Religion und Raffgier
Die meisten seien ultrakonservativ und gehörten evangelikalen Kirchen an, was zu einem verqueren religiösen Sendungsbewusstsein gepaart mit Raffgier führe.
Die Polizisten, allen voran die berüchtigten ROTAM-Streifen, konnten stets sicher sein, nicht für ihre Taten belangt zu werden. Auf manchen Dienstwagen hatten sie provokative Aufkleber angebracht: "Papa zeugt Dich, Mama zieht Dich groß, und wir töten Dich!" Viele der 2011 angezeigten Polizisten hätten mittlerweile Karriere gemacht, so der Pater.
Keine Verstecken mehr
Einen Polizisten, dessen Entlassung wegen Misshandlung von Straßenkindern er vor Jahren erwirkt hatte, sah er vor kurzem im Fernsehen wieder. Bei einem Studentenprotest spaltete der Beamte im Frühjahr einem Studenten mit seinem Schlagstock den Schädel.

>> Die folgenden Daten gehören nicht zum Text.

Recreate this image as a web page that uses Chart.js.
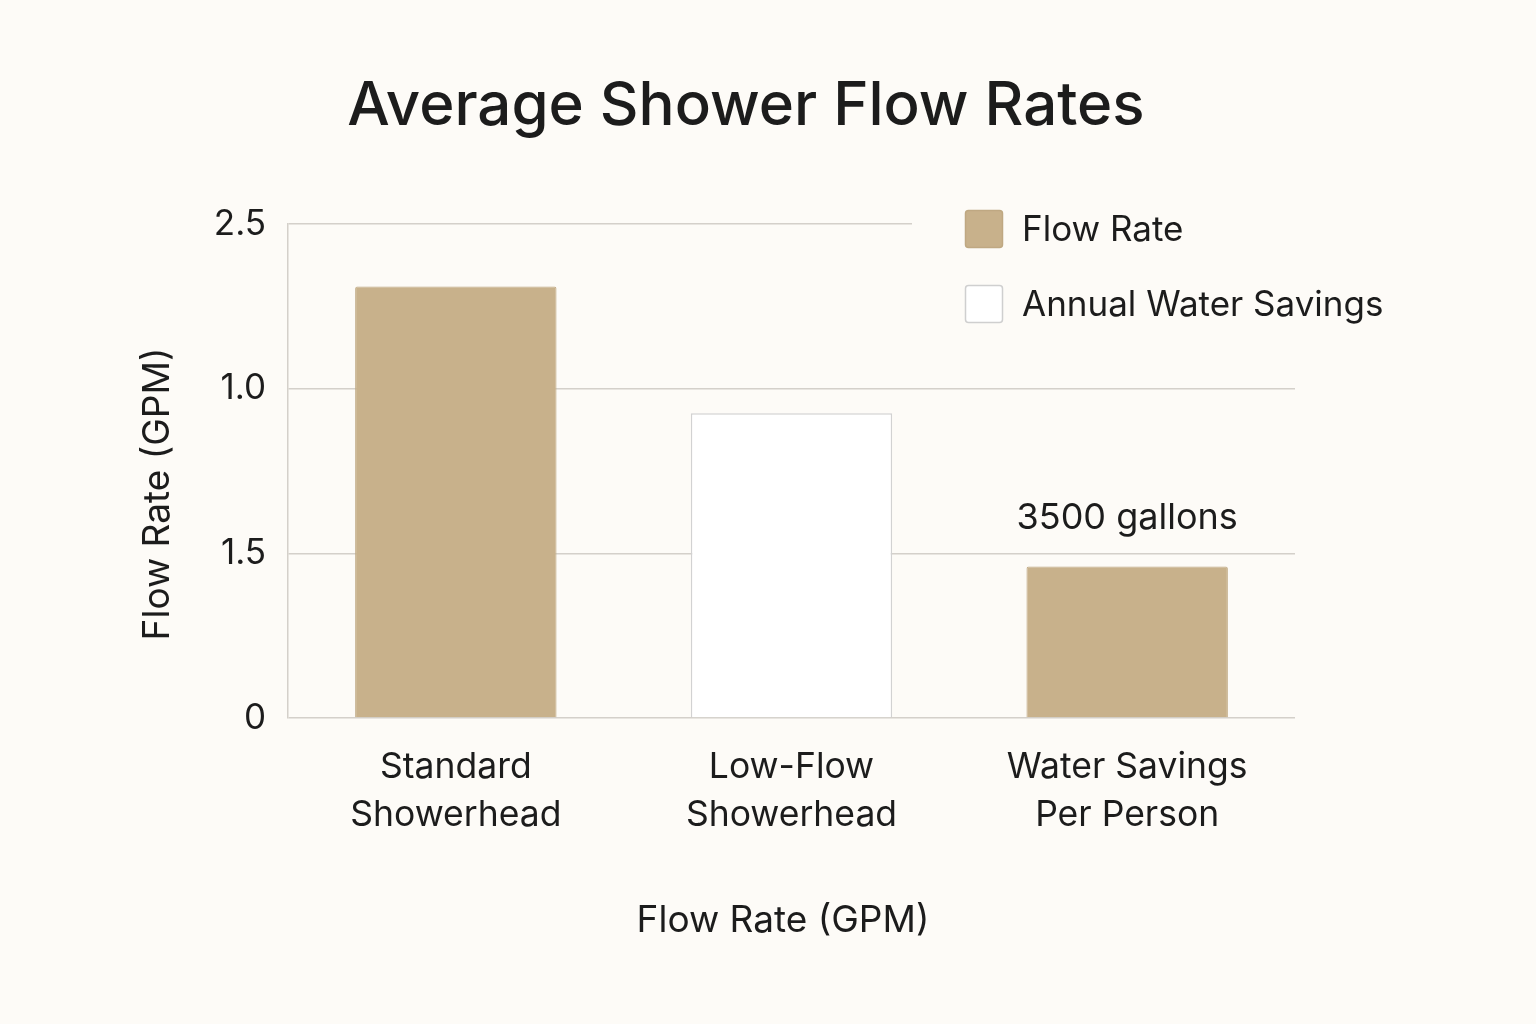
<!DOCTYPE html>
<html>
<head>
<meta charset="utf-8">
<script src="https://cdn.jsdelivr.net/npm/chart.js@4.4.1/dist/chart.umd.min.js"></script>
<style>
  html, body { margin: 0; padding: 0; background: #fdfbf7; }
  #wrap { width: 1536px; height: 1024px; }
</style>
</head>
<body>
<div id="wrap"><canvas id="myChart" width="1536" height="1024"></canvas></div>
<script>
const categories = [['Standard', 'Showerhead'], ['Low-Flow', 'Showerhead'], ['Water Savings', 'Per Person']]
const flowRate = [2.62, null, 0.92]
const annualSavings = [null, 1.85, null]
const yTickLabels = ['0', '1.5', '1.0', '2.5']
const barNotes = ['', '', '3500 gallons']

const chartTitle = 'Average Shower Flow Rates'
const axisTitle = 'Flow Rate (GPM)'

const textColor = '#1c1c1c'
const bgColor = '#fdfbf7'
const tan = '#c8b18b'
const gridColor = '#d4d0ca'
const fontFamily = 'Inter, "Noto Sans", sans-serif'

// title, legend, y title and bar note are drawn by hand so they sit where the picture has them
const extras = {
  id: 'extras',
  afterDatasetsDraw(chart) {
    const {ctx} = chart
    ctx.save()
    ctx.fillStyle = textColor
    ctx.textBaseline = 'middle'

    ctx.font = '500 60px ' + fontFamily
    ctx.textAlign = 'center'
    ctx.fillText(chartTitle, 746, 107)

    // legend sits over the top gridline
    ctx.fillStyle = bgColor
    ctx.fillRect(912, 190, 500, 150)
    const items = [
      {label: chart.data.datasets[0].label, fill: tan, stroke: '#bfa882', y: 229},
      {label: chart.data.datasets[1].label, fill: '#ffffff', stroke: '#cfcfcf', y: 304},
    ]
    items.forEach((it) => {
      ctx.fillStyle = it.fill
      ctx.strokeStyle = it.stroke
      ctx.lineWidth = 1.5
      ctx.beginPath()
      ctx.roundRect(965.5, it.y - 18.5, 37, 37, 3)
      ctx.fill()
      ctx.stroke()
      ctx.fillStyle = textColor
      ctx.font = '35px ' + fontFamily
      ctx.textAlign = 'left'
      ctx.fillText(it.label, 1022, it.y + 1)
    })

    // y axis title
    ctx.save()
    ctx.translate(158, 494)
    ctx.rotate(-Math.PI / 2)
    ctx.textAlign = 'center'
    ctx.font = '37px ' + fontFamily
    ctx.fillText(axisTitle, 0, 0)
    ctx.restore()

    // x axis title
    ctx.textAlign = 'center'
    ctx.font = '37px ' + fontFamily
    ctx.fillText(axisTitle, 783, 921)

    // note above bar
    ctx.font = '36px ' + fontFamily
    const meta = chart.getDatasetMeta(0)
    barNotes.forEach((note, i) => {
      if (!note) return
      const bar = meta.data[i]
      ctx.fillText(note, bar.x, bar.y - 48)
    })
    ctx.restore()
  }
}

const ctx = document.getElementById('myChart')

new Chart(ctx, {
  type: 'bar',
  data: {
    labels: categories,
    datasets: [
      {
        label: 'Flow Rate',
        data: flowRate,
        backgroundColor: tan,
        borderColor: '#bfa882',
        borderWidth: 1,
        borderRadius: 2,
        borderSkipped: 'bottom',
        barPercentage: 0.6,
        categoryPercentage: 1,
      },
      {
        label: 'Annual Water Savings',
        data: annualSavings,
        backgroundColor: '#ffffff',
        borderColor: '#d2d2d2',
        borderWidth: 1.5,
        borderSkipped: 'bottom',
        barPercentage: 0.6,
        categoryPercentage: 1,
      },
    ]
  },
  options: {
    responsive: false,
    animation: false,
    layout: {
      padding: {top: 224, right: 241, left: 0, bottom: 0}
    },
    scales: {
      x: {
        stacked: true,
        grid: {display: false, drawTicks: false},
        border: {display: false},
        ticks: {
          color: textColor,
          padding: 25,
          font: {family: fontFamily, size: 35.5, lineHeight: 1.36},
          maxRotation: 0,
        },
        afterFit: (scale) => { scale.height = 306 },
      },
      y: {
        stacked: false,
        min: 0,
        max: 3,
        grid: {color: gridColor, lineWidth: 1.5, drawTicks: false},
        border: {display: true, color: gridColor, width: 1.5},
        ticks: {
          stepSize: 1,
          color: textColor,
          padding: 22,
          font: {family: fontFamily, size: 35},
          callback: (val, idx) => yTickLabels[idx],
        },
        afterFit: (scale) => { scale.width = 288 },
      }
    },
    plugins: {
      legend: {display: false},
      tooltip: {enabled: false},
    }
  },
  plugins: [extras],
})
</script>
</body>
</html>
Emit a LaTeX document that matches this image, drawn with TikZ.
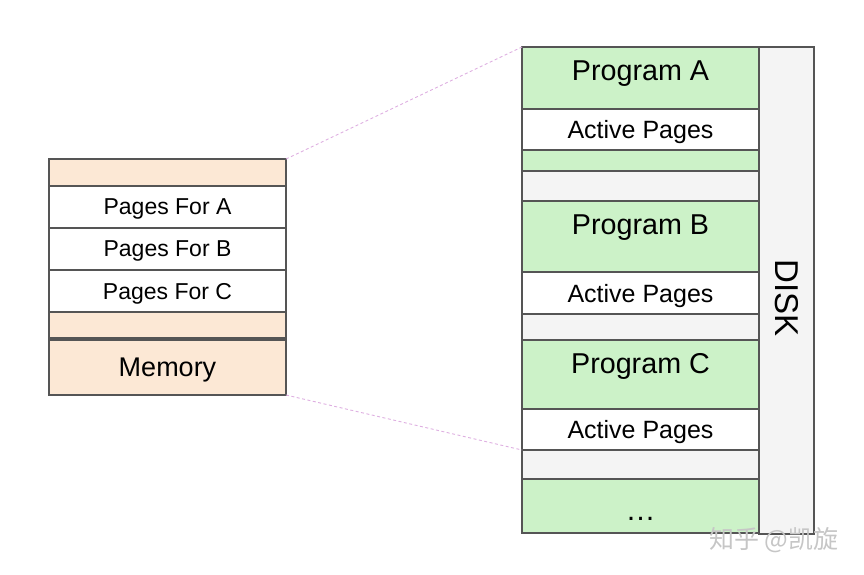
\documentclass[tikz,border=0pt]{standalone}
\usepackage{fontspec}
\setmainfont{Liberation Sans}
\newfontfamily\cjk{Noto Sans CJK SC}
\usetikzlibrary{positioning}
\definecolor{edge}{RGB}{85,85,85}
\definecolor{peach}{RGB}{252,232,213}
\definecolor{progreen}{RGB}{204,242,200}
\definecolor{diskgray}{RGB}{244,244,244}
\definecolor{linkpink}{RGB}{222,175,225}
\tikzstyle{cell} = [draw=edge, line width=1.2pt, inner sep=0pt, outer sep=0pt, minimum width=237pt, text depth=0pt]
\tikzstyle{mem} = [cell, fill=peach]
\tikzstyle{page} = [cell, fill=white]
\tikzstyle{prog} = [cell, fill=progreen]
\tikzstyle{gap} = [cell, fill=diskgray]
\tikzstyle{progtext} = [anchor=base, yshift=-33.5pt, font=\fontsize{28.7}{30}\selectfont]
\tikzstyle{link} = [draw=linkpink, line width=0.9pt, dash pattern=on 3pt off 2.5pt]

\begin{document}
\begin{tikzpicture}[x=1pt, y=-1pt]
	\useasboundingbox (0,0) rectangle (864,574);
	
	% memory
	\node [mem, minimum height=27pt, anchor=north west] (freetop) at (49,159) {};
	\node [page, minimum height=42pt, below=0pt of freetop, font=\fontsize{23}{23}\selectfont] (pagesA) {Pages For A};
	\node [page, minimum height=42pt, below=0pt of pagesA, font=\fontsize{23}{23}\selectfont] (pagesB) {Pages For B};
	\node [page, minimum height=42pt, below=0pt of pagesB, font=\fontsize{23}{23}\selectfont] (pagesC) {Pages For C};
	\node [mem, minimum height=26pt, below=0pt of pagesC] (freebot) {};
	\node [mem, minimum height=55pt, below=2pt of freebot, font=\fontsize{27}{27}\selectfont] (memory) {Memory};
	
	% disk
	\node [gap, minimum width=55pt, minimum height=487pt, anchor=north west] (disk) at (759,47) {};
	\node [rotate=-90, font=\fontsize{33}{33}\selectfont] (disktext) at ([yshift=-7.5pt]disk.center) {DISK};
	
	\node [prog, minimum height=62pt, anchor=north west, label={[progtext]north:Program A}] (progA) at (522,47) {};
	\node [page, minimum height=41pt, below=0pt of progA, font=\fontsize{25}{25}\selectfont] (activeA) {Active Pages};
	\node [prog, minimum height=21pt, below=0pt of activeA] (tailA) {};
	\node [gap, minimum height=30pt, below=0pt of tailA] (gapA) {};
	
	\node [prog, minimum height=71pt, below=0pt of gapA, label={[progtext]north:Program B}] (progB) {};
	\node [page, minimum height=42pt, below=0pt of progB, font=\fontsize{25}{25}\selectfont] (activeB) {Active Pages};
	\node [gap, minimum height=26pt, below=0pt of activeB] (gapB) {};
	
	\node [prog, minimum height=69pt, below=0pt of gapB, label={[progtext]north:Program C}] (progC) {};
	\node [page, minimum height=41pt, below=0pt of progC, font=\fontsize{25}{25}\selectfont] (activeC) {Active Pages};
	\node [gap, minimum height=29pt, below=0pt of activeC] (gapC) {};
	
	\node [prog, minimum height=54pt, below=0pt of gapC, label={[progtext, yshift=-8pt, font=\fontsize{30}{30}\selectfont]north:…}] (more) {};
	
	\path [link] (freetop.north east) to (progA.north west);
	\path [link] (memory.south east) to (activeC.south west);
	
	\node [text=gray!45, font=\cjk\fontsize{25}{25}\selectfont] (watermark) at (774,540) {知乎 @凯旋};
\end{tikzpicture}
\end{document}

Er selbst fühle sich nicht mehr bedroht, sagt der Priester. Auch wenn manchmal seltsame Anrufe kämen. Im Landesinneren von Goias hat er nun ein neues Sozialprojekt gestartet. Schließlich müsse ja auch mal Schluss sein mit der Angst. "Die Zeit des Versteckens ist vorbei", lautet sein Entschluss.